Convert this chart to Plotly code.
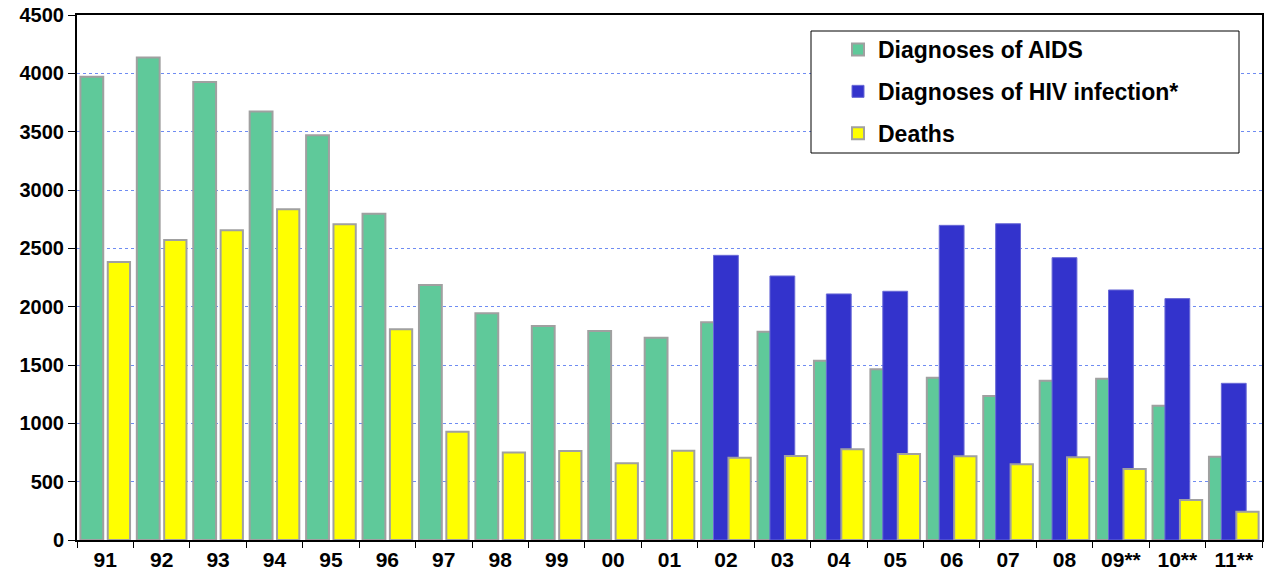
import plotly.graph_objects as go

years = ["91", "92", "93", "94", "95", "96", "97", "98", "99", "00", "01",
         "02", "03", "04", "05", "06", "07", "08", "09**", "10**", "11**"]
aids = [3970, 4135, 3925, 3672, 3470, 2797, 2186, 1943, 1834, 1791, 1734,
        1866, 1785, 1537, 1463, 1391, 1234, 1366, 1383, 1151, 714]
hiv = [None, None, None, None, None, None, None, None, None, None, None,
       2440, 2263, 2109, 2132, 2697, 2711, 2420, 2143, 2069, 1343]
deaths = [2383, 2571, 2655, 2834, 2707, 1806, 928, 751, 763, 657, 766,
          706, 721, 777, 737, 717, 649, 709, 609, 343, 243]

FONT = "Arial, 'Liberation Sans', sans-serif"
GREY = "#A0A0A0"

fig = go.Figure()
fig.add_trace(go.Bar(
    x=years, y=aids, name="Diagnoses of AIDS", legendgroup="a",
    marker=dict(color="#5FC99A", line=dict(color=GREY, width=2)),
    offset=-0.44, width=0.405,
))
fig.add_trace(go.Bar(
    x=years, y=hiv, name="Diagnoses of HIV infection*", legendgroup="b",
    marker=dict(color="#3333CC", line=dict(color="#6A6AD6", width=1)),
    offset=-0.22, width=0.44,
))
fig.add_trace(go.Bar(
    x=years, y=deaths, name="Deaths", legendgroup="c",
    marker=dict(color="#FFFF00", line=dict(color=GREY, width=2)),
    offset=0.045, width=0.395,
))

# legend frame
fig.add_shape(type="rect", xref="paper", yref="paper",
              x0=(811 - 77) / 1185, x1=(1239 - 77) / 1185,
              y0=(540 - 153) / 525, y1=(540 - 31) / 525,
              line=dict(color="black", width=1), fillcolor="white",
              layer="above")

fig.update_layout(
    width=1270, height=579,
    margin=dict(l=77, r=8, t=15, b=39, autoexpand=False),
    paper_bgcolor="white", plot_bgcolor="white",
    barmode="overlay",
    showlegend=True,
    font=dict(family=FONT, color="black"),
    legend=dict(
        x=(838 - 77) / 1185, y=(540 - 28) / 525, xanchor="left", yanchor="top",
        bgcolor="rgba(0,0,0,0)", borderwidth=0,
        font=dict(family=FONT, size=23, color="black", weight="bold"),
        traceorder="grouped", tracegroupgap=9,
    ),
    xaxis=dict(
        type="category", range=[-0.5, 20.5], automargin=False,
        showline=True, linecolor="black", linewidth=2, mirror=True,
        ticks="outside", tickson="boundaries", ticklen=6, tickcolor="black",
        tickfont=dict(family=FONT, size=21, color="black", weight="bold"),
        showgrid=False,
    ),
    yaxis=dict(
        range=[0, 4500], dtick=500, tick0=0, automargin=False,
        showline=True, linecolor="black", linewidth=2, mirror=True,
        ticks="outside", ticklen=7, tickcolor="black",
        tickfont=dict(family=FONT, size=20, color="black", weight="bold"),
        showgrid=True, gridcolor="#6F8CF2", gridwidth=1, griddash="dot",
        zeroline=False,
    ),
)

fig.write_html("out.html",
               config={"displayModeBar": False},
               post_script="document.body.style.margin='0';"
                           "document.body.style.overflow='hidden';")
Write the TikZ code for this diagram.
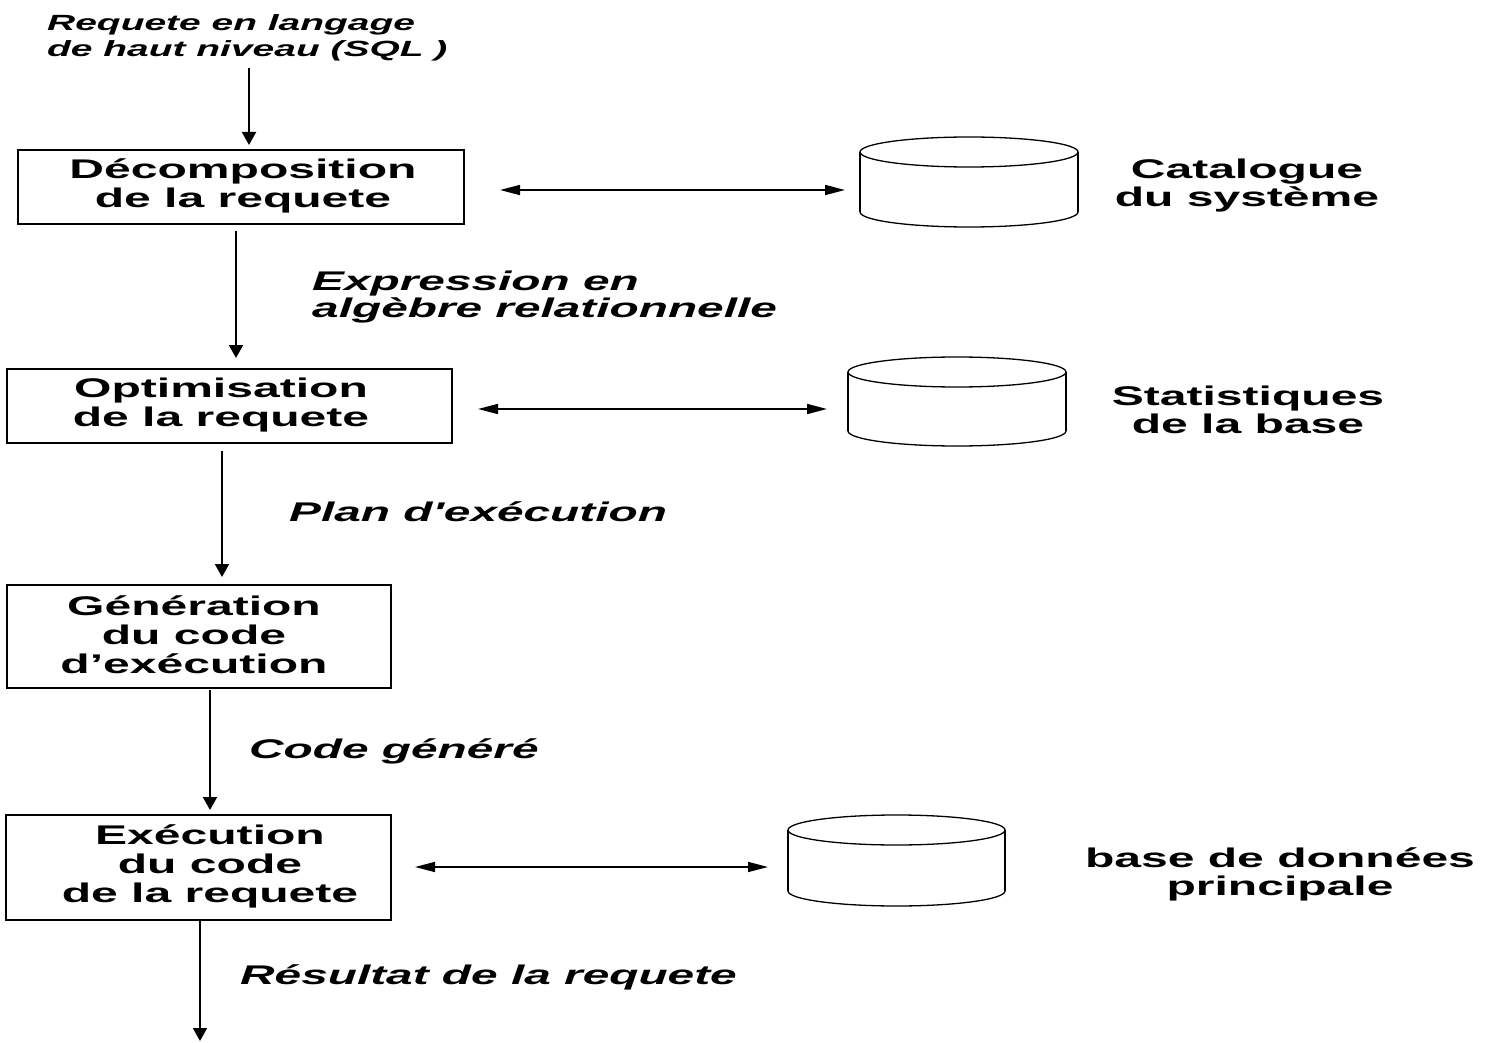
\documentclass[tikz,border=0pt]{standalone}
\usepackage{fontspec}
\setmainfont{Liberation Sans}[FakeStretch=1.78]
\newfontfamily\labfont{Liberation Sans}[FakeStretch=1.77]
\usetikzlibrary{arrows.meta,calc}
\newcommand\drawcyl[2]{%
  \draw[cylarc] ([yshift=-15pt]#1.north) ellipse [x radius=#2pt, y radius=15pt];
  \draw[cylarc] ([yshift=15pt]#1.south west) arc[start angle=180,end angle=360,x radius=#2pt,y radius=15pt];
  \draw[cylside] ([yshift=-15pt]#1.north west) -- ([yshift=15pt]#1.south west);
  \draw[cylside] ([yshift=-15pt]#1.north east) -- ([yshift=15pt]#1.south east);
}
\begin{document}
\begin{tikzpicture}[x=1pt,y=-1pt,
  box/.style={draw, line width=1.8pt, inner sep=0pt, outer sep=0pt},
  boxtext/.style={inner sep=0pt, align=center,
    font=\fontsize{27}{29}\selectfont\bfseries},
  lab/.style={anchor=base west, inner sep=0pt, align=left,
    font=\labfont\fontsize{27}{27}\selectfont\bfseries\itshape},
  toplab/.style={anchor=base west, inner sep=0pt, align=left,
    font=\labfont\fontsize{22}{26}\selectfont\bfseries\itshape},
  side/.style={inner sep=0pt, align=center, font=\fontsize{27}{28}\selectfont\bfseries},
  cylnode/.style={inner sep=0pt, outer sep=0pt},
  cylarc/.style={line width=1.3pt},
  cylside/.style={line width=2.2pt},
  varr/.style={line width=2pt, -{Triangle[length=13pt,width=14pt]}},
  harr/.style={line width=1.6pt, {Triangle[length=20pt,width=10pt]}-{Triangle[length=20pt,width=10pt]}}
]
\useasboundingbox (0,0) rectangle (1492,1043);

% boxes
\node[box, minimum width=446pt, minimum height=74pt] (b1) at (241,187) {};
\node[box, minimum width=445pt, minimum height=74pt] (b2) at (229.5,406) {};
\node[box, minimum width=384pt, minimum height=103pt] (b3) at (199,636.5) {};
\node[box, minimum width=385pt, minimum height=105pt] (b4) at (198.5,867.5) {};
\node[boxtext] (b1t) at (243,186) {Décomposition\\de la requete};
\node[boxtext] (b2t) at (221,405) {Optimisation\\de la requete};
\node[boxtext] (b3t) at (194,635) {Génération\\du code\\d'exécution};
\node[boxtext] (b4t) at (210,866) {Exécution\\du code\\de la requete};

% cylinders
\node[cylnode, minimum width=218pt, minimum height=90pt] (c1) at (969,182) {};
\node[cylnode, minimum width=218pt, minimum height=89pt] (c2) at (957,401.5) {};
\node[cylnode, minimum width=217pt, minimum height=91pt] (c3) at (896.5,860.5) {};
\drawcyl{c1}{109}
\drawcyl{c2}{109}
\drawcyl{c3}{108.5}

% side labels
\node[side] (t1) at (1247,186) {Catalogue\\du système};
\node[side] (t2) at (1248,410) {Statistiques\\de la base};
\node[side] (t3) at (1280,874) {base de données\\principale};

% flow labels (base anchor = last line)
\node[toplab] (l0) at (47,57) {Requete en langage\\de haut niveau (SQL )};
\node[lab] (l1) at (312,317) {Expression en\\algèbre relationnelle};
\node[lab] (l2) at (289,521) {Plan d'exécution};
\node[lab] (l3) at (249,758) {Code généré};
\node[lab] (l4) at (240,984) {Résultat de la requete};

% coordinates for free ends
\coordinate (in) at (249,68);
\coordinate (out) at (200,1041);

% vertical arrows
\draw[varr, shorten >=5pt] (in) -- (249,0 |- b1.north);
\draw[varr, shorten <=7pt, shorten >=11pt] (236,0 |- b1.south) -- (236,0 |- b2.north);
\draw[varr, shorten <=8pt, shorten >=8pt] (222,0 |- b2.south) -- (222,0 |- b3.north);
\draw[varr, shorten <=2pt, shorten >=5pt] (210,0 |- b3.south) -- (210,0 |- b4.north);
\draw[varr] (200,0 |- b4.south) -- (out);

% horizontal double arrows
\draw[harr, shorten <=36pt, shorten >=15pt] (b1.east |- 0,190) -- (c1.west |- 0,190);
\draw[harr, shorten <=26pt, shorten >=21pt] (b2.east |- 0,409) -- (c2.west |- 0,409);
\draw[harr, shorten <=24pt, shorten >=20pt] (b4.east |- 0,867) -- (c3.west |- 0,867);
\end{tikzpicture}
\end{document}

GIVEN INSTRUCTION:
Begin at the first line of the entries above and return each line exactly, stopping after the line that contains "706, 721, 777, 737, 717, 649, 709, 609, 343, 243]". Pictures do not belong in the copy.

FINISHED TASK:
Convert this chart to Plotly code.
import plotly.graph_objects as go

years = ["91", "92", "93", "94", "95", "96", "97", "98", "99", "00", "01",
         "02", "03", "04", "05", "06", "07", "08", "09**", "10**", "11**"]
aids = [3970, 4135, 3925, 3672, 3470, 2797, 2186, 1943, 1834, 1791, 1734,
        1866, 1785, 1537, 1463, 1391, 1234, 1366, 1383, 1151, 714]
hiv = [None, None, None, None, None, None, None, None, None, None, None,
       2440, 2263, 2109, 2132, 2697, 2711, 2420, 2143, 2069, 1343]
deaths = [2383, 2571, 2655, 2834, 2707, 1806, 928, 751, 763, 657, 766,
          706, 721, 777, 737, 717, 649, 709, 609, 343, 243]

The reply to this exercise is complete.